# Directive:
Output the material beneath exactly, leaving nothing out.

# Dataset section:
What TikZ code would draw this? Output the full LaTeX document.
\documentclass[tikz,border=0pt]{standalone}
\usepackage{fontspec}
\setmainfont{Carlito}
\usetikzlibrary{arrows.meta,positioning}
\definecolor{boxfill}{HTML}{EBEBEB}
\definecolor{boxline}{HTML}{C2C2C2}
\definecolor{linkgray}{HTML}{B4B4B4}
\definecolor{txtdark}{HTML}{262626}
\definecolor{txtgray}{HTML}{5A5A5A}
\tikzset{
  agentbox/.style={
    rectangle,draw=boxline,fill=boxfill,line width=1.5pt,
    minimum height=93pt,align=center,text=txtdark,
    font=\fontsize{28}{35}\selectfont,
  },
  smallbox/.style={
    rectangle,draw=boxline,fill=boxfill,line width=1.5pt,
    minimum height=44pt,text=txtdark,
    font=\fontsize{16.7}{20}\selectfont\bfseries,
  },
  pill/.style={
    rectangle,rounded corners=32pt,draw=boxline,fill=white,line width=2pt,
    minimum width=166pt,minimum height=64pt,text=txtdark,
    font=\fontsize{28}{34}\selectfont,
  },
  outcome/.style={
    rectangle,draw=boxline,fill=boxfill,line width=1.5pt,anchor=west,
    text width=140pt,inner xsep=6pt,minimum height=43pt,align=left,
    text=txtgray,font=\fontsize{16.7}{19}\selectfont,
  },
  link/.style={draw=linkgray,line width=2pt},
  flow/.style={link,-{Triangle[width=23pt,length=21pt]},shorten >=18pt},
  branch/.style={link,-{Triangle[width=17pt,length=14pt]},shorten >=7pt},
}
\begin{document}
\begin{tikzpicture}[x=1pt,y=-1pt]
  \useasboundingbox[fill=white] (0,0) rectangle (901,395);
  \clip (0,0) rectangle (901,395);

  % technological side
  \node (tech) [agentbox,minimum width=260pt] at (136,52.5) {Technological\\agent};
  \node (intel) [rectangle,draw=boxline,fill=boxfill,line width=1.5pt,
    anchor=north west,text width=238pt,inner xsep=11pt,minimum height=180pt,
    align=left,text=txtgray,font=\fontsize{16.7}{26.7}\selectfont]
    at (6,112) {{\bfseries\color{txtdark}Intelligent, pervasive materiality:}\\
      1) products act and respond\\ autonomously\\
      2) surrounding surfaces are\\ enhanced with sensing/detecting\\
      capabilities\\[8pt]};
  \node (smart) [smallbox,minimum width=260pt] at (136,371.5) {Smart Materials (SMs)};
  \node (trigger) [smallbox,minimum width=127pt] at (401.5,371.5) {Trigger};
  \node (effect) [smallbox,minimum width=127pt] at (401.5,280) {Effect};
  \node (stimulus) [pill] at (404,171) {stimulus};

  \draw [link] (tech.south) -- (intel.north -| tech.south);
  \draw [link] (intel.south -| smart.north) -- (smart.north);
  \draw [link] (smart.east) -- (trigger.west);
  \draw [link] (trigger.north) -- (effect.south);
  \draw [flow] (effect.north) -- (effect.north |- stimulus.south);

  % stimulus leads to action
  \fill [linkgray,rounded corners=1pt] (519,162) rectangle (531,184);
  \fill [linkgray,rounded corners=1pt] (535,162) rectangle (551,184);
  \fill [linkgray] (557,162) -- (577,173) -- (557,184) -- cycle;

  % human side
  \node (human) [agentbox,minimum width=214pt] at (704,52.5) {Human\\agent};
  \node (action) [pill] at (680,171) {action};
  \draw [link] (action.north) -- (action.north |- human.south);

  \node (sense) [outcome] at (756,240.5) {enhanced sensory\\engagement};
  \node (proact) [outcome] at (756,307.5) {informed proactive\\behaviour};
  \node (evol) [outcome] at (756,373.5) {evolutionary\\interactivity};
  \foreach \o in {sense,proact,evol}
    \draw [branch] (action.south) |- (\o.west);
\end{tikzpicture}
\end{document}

# Correct response:
What TikZ code would draw this? Output the full LaTeX document.
\documentclass[tikz,border=0pt]{standalone}
\usepackage{fontspec}
\setmainfont{Carlito}
\usetikzlibrary{arrows.meta,positioning}
\definecolor{boxfill}{HTML}{EBEBEB}
\definecolor{boxline}{HTML}{C2C2C2}
\definecolor{linkgray}{HTML}{B4B4B4}
\definecolor{txtdark}{HTML}{262626}
\definecolor{txtgray}{HTML}{5A5A5A}
\tikzset{
  agentbox/.style={
    rectangle,draw=boxline,fill=boxfill,line width=1.5pt,
    minimum height=93pt,align=center,text=txtdark,
    font=\fontsize{28}{35}\selectfont,
  },
  smallbox/.style={
    rectangle,draw=boxline,fill=boxfill,line width=1.5pt,
    minimum height=44pt,text=txtdark,
    font=\fontsize{16.7}{20}\selectfont\bfseries,
  },
  pill/.style={
    rectangle,rounded corners=32pt,draw=boxline,fill=white,line width=2pt,
    minimum width=166pt,minimum height=64pt,text=txtdark,
    font=\fontsize{28}{34}\selectfont,
  },
  outcome/.style={
    rectangle,draw=boxline,fill=boxfill,line width=1.5pt,anchor=west,
    text width=140pt,inner xsep=6pt,minimum height=43pt,align=left,
    text=txtgray,font=\fontsize{16.7}{19}\selectfont,
  },
  link/.style={draw=linkgray,line width=2pt},
  flow/.style={link,-{Triangle[width=23pt,length=21pt]},shorten >=18pt},
  branch/.style={link,-{Triangle[width=17pt,length=14pt]},shorten >=7pt},
}
\begin{document}
\begin{tikzpicture}[x=1pt,y=-1pt]
  \useasboundingbox[fill=white] (0,0) rectangle (901,395);
  \clip (0,0) rectangle (901,395);

  % technological side
  \node (tech) [agentbox,minimum width=260pt] at (136,52.5) {Technological\\agent};
  \node (intel) [rectangle,draw=boxline,fill=boxfill,line width=1.5pt,
    anchor=north west,text width=238pt,inner xsep=11pt,minimum height=180pt,
    align=left,text=txtgray,font=\fontsize{16.7}{26.7}\selectfont]
    at (6,112) {{\bfseries\color{txtdark}Intelligent, pervasive materiality:}\\
      1) products act and respond\\ autonomously\\
      2) surrounding surfaces are\\ enhanced with sensing/detecting\\
      capabilities\\[8pt]};
  \node (smart) [smallbox,minimum width=260pt] at (136,371.5) {Smart Materials (SMs)};
  \node (trigger) [smallbox,minimum width=127pt] at (401.5,371.5) {Trigger};
  \node (effect) [smallbox,minimum width=127pt] at (401.5,280) {Effect};
  \node (stimulus) [pill] at (404,171) {stimulus};

  \draw [link] (tech.south) -- (intel.north -| tech.south);
  \draw [link] (intel.south -| smart.north) -- (smart.north);
  \draw [link] (smart.east) -- (trigger.west);
  \draw [link] (trigger.north) -- (effect.south);
  \draw [flow] (effect.north) -- (effect.north |- stimulus.south);

  % stimulus leads to action
  \fill [linkgray,rounded corners=1pt] (519,162) rectangle (531,184);
  \fill [linkgray,rounded corners=1pt] (535,162) rectangle (551,184);
  \fill [linkgray] (557,162) -- (577,173) -- (557,184) -- cycle;

  % human side
  \node (human) [agentbox,minimum width=214pt] at (704,52.5) {Human\\agent};
  \node (action) [pill] at (680,171) {action};
  \draw [link] (action.north) -- (action.north |- human.south);

  \node (sense) [outcome] at (756,240.5) {enhanced sensory\\engagement};
  \node (proact) [outcome] at (756,307.5) {informed proactive\\behaviour};
  \node (evol) [outcome] at (756,373.5) {evolutionary\\interactivity};
  \foreach \o in {sense,proact,evol}
    \draw [branch] (action.south) |- (\o.west);
\end{tikzpicture}
\end{document}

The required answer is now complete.